begin

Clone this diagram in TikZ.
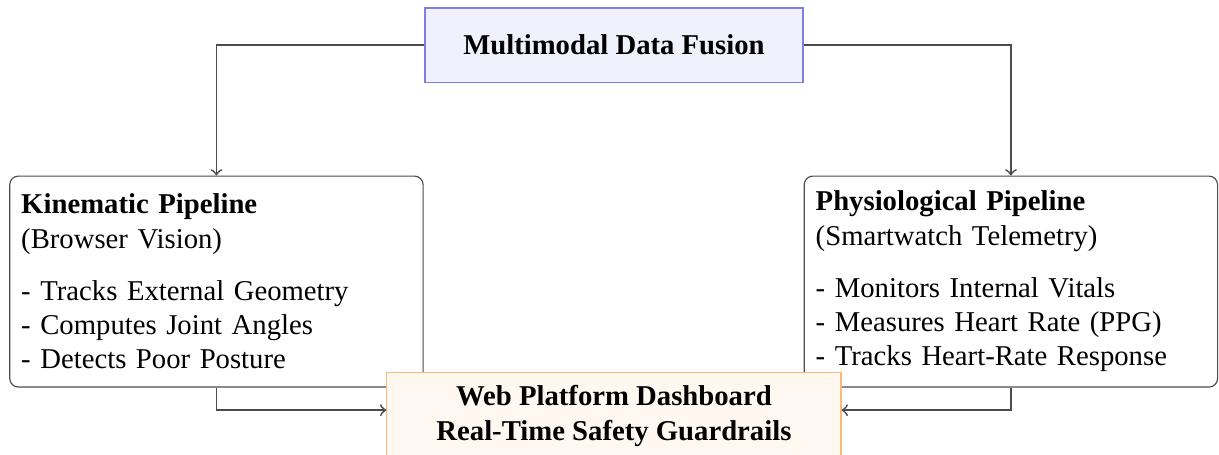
\documentclass[tikz,border=0pt]{standalone}
\usepackage{fontspec}
\setmainfont{Liberation Serif}
\usetikzlibrary{calc}
\usetikzlibrary{positioning}

\definecolor{fusionfill}{HTML}{F1F1FD}
\definecolor{fusionline}{HTML}{7F7FEA}
\definecolor{dashfill}{HTML}{FFF8F1}
\definecolor{dashline}{HTML}{FDB877}

\tikzset{
  pipe/.style={draw=black!70, rounded corners=3pt, fill=white, align=left,
    text width=136pt, inner sep=4pt, minimum height=73.5pt},
  flow/.style={->, draw=black!70, semithick},
}

\begin{document}
\begin{tikzpicture}
  \useasboundingbox (0,0) rectangle (424.7pt,-158.2pt);

    \node [draw=fusionline, fill=fusionfill, font=\bfseries, minimum width=131.7pt, minimum height=25.8pt] (fusion) at (213.9pt,-15.7pt) {Multimodal Data Fusion};

    \node [pipe] (kin) at (75.4pt,-98.1pt) {\textbf{Kinematic Pipeline}\\(Browser Vision)\\[6pt]
      - Tracks External Geometry\\- Computes Joint Angles\\- Detects Poor Posture};
    \node [pipe, right=132.4pt of kin] (phys) {\textbf{Physiological Pipeline}\\(Smartwatch Telemetry)\\[6pt]
      - Monitors Internal Vitals\\- Measures Heart Rate (PPG)\\- Tracks Heart-Rate Response};

    \draw [flow] (fusion.west) -| (kin.north);
    \draw [flow] (fusion.east) -| (phys.north);

    \node [draw=dashline, fill=dashfill, font=\bfseries, align=center, minimum width=158.2pt, inner ysep=4.5pt, anchor=north] (dash) at (213.9pt,-129.6pt) {Web Platform Dashboard\\Real-Time Safety Guardrails};

    \draw [flow] (kin.south) |- ([yshift=-13.3pt]dash.north west);
    \draw [flow] (phys.south) |- ([yshift=-13.3pt]dash.north east);
\end{tikzpicture}
\end{document}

end

■ The request ■
Give back exactly the lines from the first line of the data through the line with "(fusion.east) -| (phys.north);", pictures excluded.

■ Task answer ■
Clone this diagram in TikZ.
\documentclass[tikz,border=0pt]{standalone}
\usepackage{fontspec}
\setmainfont{Liberation Serif}
\usetikzlibrary{calc}
\usetikzlibrary{positioning}

\definecolor{fusionfill}{HTML}{F1F1FD}
\definecolor{fusionline}{HTML}{7F7FEA}
\definecolor{dashfill}{HTML}{FFF8F1}
\definecolor{dashline}{HTML}{FDB877}

\tikzset{
  pipe/.style={draw=black!70, rounded corners=3pt, fill=white, align=left,
    text width=136pt, inner sep=4pt, minimum height=73.5pt},
  flow/.style={->, draw=black!70, semithick},
}

\begin{document}
\begin{tikzpicture}
  \useasboundingbox (0,0) rectangle (424.7pt,-158.2pt);

    \node [draw=fusionline, fill=fusionfill, font=\bfseries, minimum width=131.7pt, minimum height=25.8pt] (fusion) at (213.9pt,-15.7pt) {Multimodal Data Fusion};

    \node [pipe] (kin) at (75.4pt,-98.1pt) {\textbf{Kinematic Pipeline}\\(Browser Vision)\\[6pt]
      - Tracks External Geometry\\- Computes Joint Angles\\- Detects Poor Posture};
    \node [pipe, right=132.4pt of kin] (phys) {\textbf{Physiological Pipeline}\\(Smartwatch Telemetry)\\[6pt]
      - Monitors Internal Vitals\\- Measures Heart Rate (PPG)\\- Tracks Heart-Rate Response};

    \draw [flow] (fusion.west) -| (kin.north);
    \draw [flow] (fusion.east) -| (phys.north);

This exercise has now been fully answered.